The naive approach that my program is using is relatively simple:
- For all integer $a$ such that $1\leq a<c$, test if $2c^2-a^2$ is a perfect square.
- If it is, then $c^2-a^2$ is in $b_n$.
Define a function $f(k)$ for integer $k$ such that $f(k)$ is the number of elements in the corresponding sequence $b_n$. For example, $f(65)=4$, as shown.
I decided to investigate the local maximums of the $f$, finding that they were successively
$$5,25,65,325,1105,5525,27625,32045,....$$
To my surprise, this sequence appears in the OEIS at http://oeis.org/A088959. The title of this integer sequence is "Lowest numbers which are d-Pythagorean decomposable, i.e. square is expressible as sum of two distinct squares in more ways than for any smaller number."
I noticed that the values in this entry have been computed up to a high value (the 70th term is computed as $49360435020710806319207602548125$), and I am confused as to how they did this.
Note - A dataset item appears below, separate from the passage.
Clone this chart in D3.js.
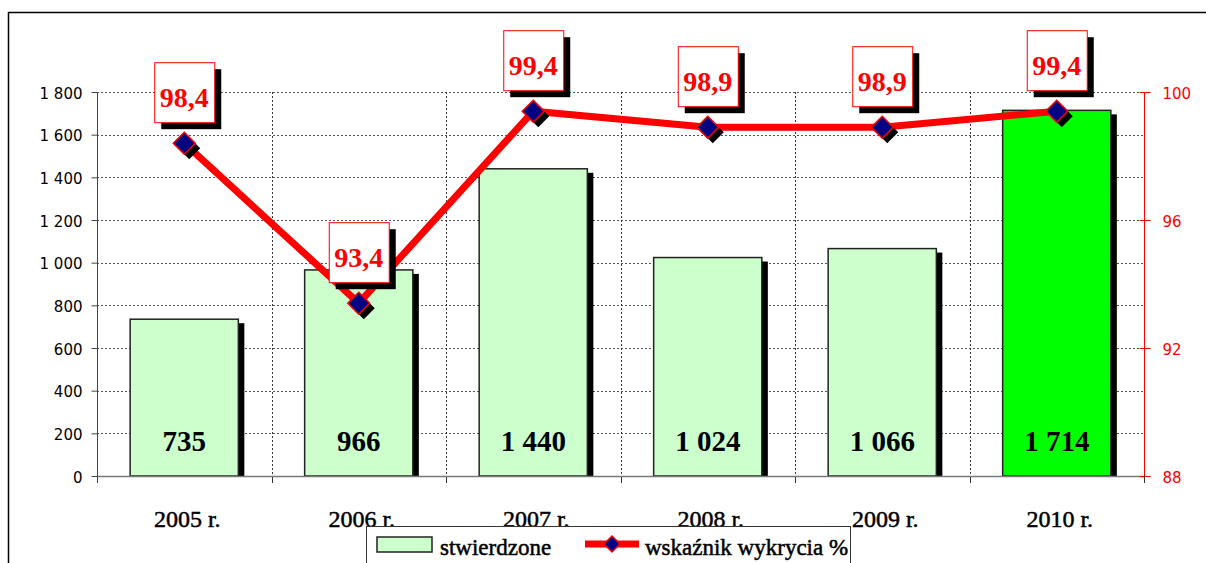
<!DOCTYPE html>
<html>
<head>
<meta charset="utf-8">
<script src="https://cdn.jsdelivr.net/npm/d3@7"></script>
<style>
  html, body { margin: 0; padding: 0; background: #fff; }
  svg { display: block; }
</style>
</head>
<body>
<svg id="chart" width="1206" height="563"></svg>
<script>
// ---- data ----
const years = ["2005 r.", "2006 r.", "2007 r.", "2008 r.", "2009 r.", "2010 r."];
const stwierdzone = [735, 966, 1440, 1024, 1066, 1714];
const wskaznik = [98.4, 93.4, 99.4, 98.9, 98.9, 99.4];
const leftTicks = [0, 200, 400, 600, 800, 1000, 1200, 1400, 1600, 1800];
const rightTicks = [88, 92, 96, 100];
const seriesNames = ["stwierdzone", "wskaźnik wykrycia %"];

// ---- setup ----
const svg = d3.select("#chart");
const loc = d3.formatLocale({ decimal: ",", thousands: " ", grouping: [3], currency: ["", ""] });
const fmtInt = loc.format(",d");
const fmtPct = loc.format(".1f");

const plotL = 97, plotR = 1144, plotT = 92, plotB = 476;
const x = d3.scaleBand().domain(years).range([plotL, plotR]).paddingInner(0.38).paddingOuter(0.19);
const yL = d3.scaleLinear().domain([0, 1800]).range([plotB, plotT]);
const yR = d3.scaleLinear().domain([88, 100]).range([plotB, plotT]);
const step = x.step();
const bw = x.bandwidth();
const cx = d => x(d) + bw / 2;

const serif = "'Liberation Serif', 'Times New Roman', serif";
const sans = "'DejaVu Sans', Verdana, sans-serif";

// outer frame
svg.append("path").attr("d", "M8.5,563 L8.5,12.5 L1206,12.5")
  .attr("fill", "none").attr("stroke", "#000").attr("stroke-width", 1.5);

// horizontal gridlines
svg.append("g").selectAll("line").data(leftTicks.slice(1)).join("line")
  .attr("x1", plotL).attr("x2", plotR)
  .attr("y1", d => Math.round(yL(d)) + 0.5).attr("y2", d => Math.round(yL(d)) + 0.5)
  .attr("stroke", "#555").attr("stroke-dasharray", "2,2");

// vertical gridlines at category boundaries
const bounds = years.slice(1).map(d => x(d) - step * 0.19);
svg.append("g").selectAll("line").data(bounds).join("line")
  .attr("x1", d => Math.round(d) + 0.5).attr("x2", d => Math.round(d) + 0.5)
  .attr("y1", plotT).attr("y2", plotB)
  .attr("stroke", "#333").attr("stroke-dasharray", "2,2");
svg.append("g").selectAll("line").data(bounds).join("line")
  .attr("x1", d => Math.round(d) + 0.5).attr("x2", d => Math.round(d) + 0.5)
  .attr("y1", plotB).attr("y2", plotB + 7)
  .attr("stroke", "#333");

// bars: shadows then bars
const barG = svg.append("g");
barG.selectAll("rect.sh").data(years).join("rect").attr("class", "sh")
  .attr("x", d => x(d) + 6).attr("y", (d, i) => yL(stwierdzone[i]) + 4)
  .attr("width", bw).attr("height", (d, i) => plotB - yL(stwierdzone[i]) - 4)
  .attr("fill", "#000");
barG.selectAll("rect.bar").data(years).join("rect").attr("class", "bar")
  .attr("x", d => x(d)).attr("y", (d, i) => yL(stwierdzone[i]))
  .attr("width", bw).attr("height", (d, i) => plotB - yL(stwierdzone[i]))
  .attr("fill", (d, i) => i === years.length - 1 ? "#00ff00" : "#ccffcc")
  .attr("stroke", "#222").attr("stroke-width", 1.5);

// x axis line
svg.append("line").attr("x1", plotL).attr("x2", plotR).attr("y1", plotB + 0.5).attr("y2", plotB + 0.5)
  .attr("stroke", "#777").attr("stroke-width", 1.5);

// bar labels
barG.selectAll("text").data(years).join("text")
  .attr("x", d => cx(d)).attr("y", 451)
  .attr("text-anchor", "middle")
  .attr("font-family", serif).attr("font-weight", "bold").attr("font-size", 29)
  .attr("fill", "#000")
  .text((d, i) => fmtInt(stwierdzone[i]));

// line
const line = d3.line().x(d => cx(d)).y((d, i) => yR(wskaznik[i]));
svg.append("path").datum(years).attr("d", line)
  .attr("fill", "none").attr("stroke", "#ff0000").attr("stroke-width", 7)
  .attr("stroke-linejoin", "miter");

// markers
const diamond = s => `M0,${-s} L${s},0 L0,${s} L${-s},0 Z`;
const mk = svg.append("g");
mk.selectAll("path.sh").data(years).join("path").attr("class", "sh")
  .attr("transform", (d, i) => `translate(${cx(d) + 5},${yR(wskaznik[i]) + 5})`)
  .attr("d", diamond(11)).attr("fill", "#000");
mk.selectAll("path.m").data(years).join("path").attr("class", "m")
  .attr("transform", (d, i) => `translate(${cx(d)},${yR(wskaznik[i])})`)
  .attr("d", diamond(11)).attr("fill", "#000080").attr("stroke", "#ff0000").attr("stroke-width", 1.5);

// value label boxes
const lb = svg.append("g");
const boxW = 60, boxH = 60;
lb.selectAll("rect.sh").data(years).join("rect").attr("class", "sh")
  .attr("x", d => cx(d) - boxW / 2 + 7).attr("y", (d, i) => yR(wskaznik[i]) - 21 - boxH + 7)
  .attr("width", boxW).attr("height", boxH).attr("fill", "#000");
lb.selectAll("rect.b").data(years).join("rect").attr("class", "b")
  .attr("x", d => cx(d) - boxW / 2 + 0.5).attr("y", (d, i) => yR(wskaznik[i]) - 21 - boxH + 0.5)
  .attr("width", boxW).attr("height", boxH).attr("fill", "#fff")
  .attr("stroke", "#ff0000").attr("stroke-width", 1);
lb.selectAll("text").data(years).join("text")
  .attr("x", d => cx(d)).attr("y", (d, i) => yR(wskaznik[i]) - 21 - boxH + 45)
  .attr("text-anchor", "middle")
  .attr("font-family", serif).attr("font-weight", "bold").attr("font-size", 28)
  .attr("fill", "#ff0000")
  .text((d, i) => fmtPct(wskaznik[i]));

// left axis
const axL = svg.append("g").attr("transform", `translate(${plotL + 0.5},0)`)
  .call(d3.axisLeft(yL).tickValues(leftTicks).tickSize(6).tickSizeOuter(0).tickFormat(fmtInt));
axL.select(".domain").remove();
axL.selectAll(".tick line").attr("stroke", "#444");
axL.selectAll(".tick text").attr("font-family", sans).attr("font-size", 15)
  .attr("fill", "#000").attr("x", -15).attr("dy", "0.4em");
svg.append("line").attr("x1", plotL + 0.5).attr("x2", plotL + 0.5).attr("y1", plotT).attr("y2", plotB + 7)
  .attr("stroke", "#444").attr("stroke-width", 1);

// right axis
const axR = svg.append("g").attr("transform", `translate(${plotR + 0.5},0)`)
  .call(d3.axisRight(yR).tickValues(rightTicks).tickSize(6).tickSizeOuter(0).tickFormat(d3.format("d")));
axR.select(".domain").remove();
axR.selectAll(".tick line").attr("stroke", "#ff0000").attr("x1", -5).attr("x2", 6);
axR.selectAll(".tick text").attr("font-family", sans).attr("font-size", 15)
  .attr("fill", "#ff0000").attr("x", 18).attr("dy", "0.45em");
svg.append("line").attr("x1", plotR + 0.5).attr("x2", plotR + 0.5).attr("y1", plotT).attr("y2", plotB)
  .attr("stroke", "#ff0000").attr("stroke-width", 1);
svg.append("line").attr("x1", plotR + 0.5).attr("x2", plotR + 0.5).attr("y1", plotB).attr("y2", plotB + 7)
  .attr("stroke", "#333").attr("stroke-width", 1);

// x axis labels
const axX = svg.append("g").attr("transform", `translate(0,${plotB})`)
  .call(d3.axisBottom(x).tickSize(0));
axX.select(".domain").remove();
axX.selectAll(".tick text").attr("font-family", serif).attr("font-size", 24)
  .attr("fill", "#000").attr("stroke", "#000").attr("stroke-width", 0.5)
  .attr("y", 51).attr("dy", 0).attr("dx", 3);

// legend
const lg = svg.append("g");
lg.append("rect").attr("x", 366.5).attr("y", 526.5).attr("width", 484).attr("height", 60)
  .attr("fill", "#fff").attr("stroke", "#333").attr("stroke-width", 1);
lg.append("rect").attr("x", 377).attr("y", 537).attr("width", 55).attr("height", 15)
  .attr("fill", "#ccffcc").attr("stroke", "#222").attr("stroke-width", 1.5);
lg.append("text").attr("x", 440).attr("y", 555).attr("font-family", serif).attr("font-size", 23)
  .attr("fill", "#000").attr("stroke", "#000").attr("stroke-width", 0.5).text(seriesNames[0]);
lg.append("line").attr("x1", 585).attr("x2", 639).attr("y1", 544).attr("y2", 544)
  .attr("stroke", "#ff0000").attr("stroke-width", 7);
lg.append("path").attr("transform", "translate(612,544)").attr("d", diamond(8))
  .attr("fill", "#000080").attr("stroke", "#ff0000").attr("stroke-width", 1.5);
lg.append("text").attr("x", 645).attr("y", 555).attr("font-family", serif).attr("font-size", 23)
  .attr("fill", "#000").attr("stroke", "#000").attr("stroke-width", 0.5).text(seriesNames[1]);
</script>
</body>
</html>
The naive approach I laid out would take billions of years on this number.
Thus, I am asking for a faster way to generate the sequence $b_n$ for some given integer $c$.
the primitive solutions to $$ u^2 + v^2 = 2 w^2, $$ that is $$ \gcd(u,v,w) = 1, $$ are given by $$ u = r^2 - 2 r s - s^2, \; \; v = r^2 + 2 r s - s^2, \; \; w = r^2 + s^2, $$ where $$ \gcd(r,s) = 1 $$ but $r,s$ are not both odd.
There is more that can be said... if you are testing $c$ that is divisible by any prime such as $3,7, 11, 19, 23,$ i.e. $p \equiv 3 \pmod 4,$ then you are wasting time, as the other numbers are divisible by the same prime.
Solving $r^2 + s^2 = w$ for prime $w \equiv 1 \pmod 4$ is fairly understandable. For composite $w,$ see Hardy Muskat Williams.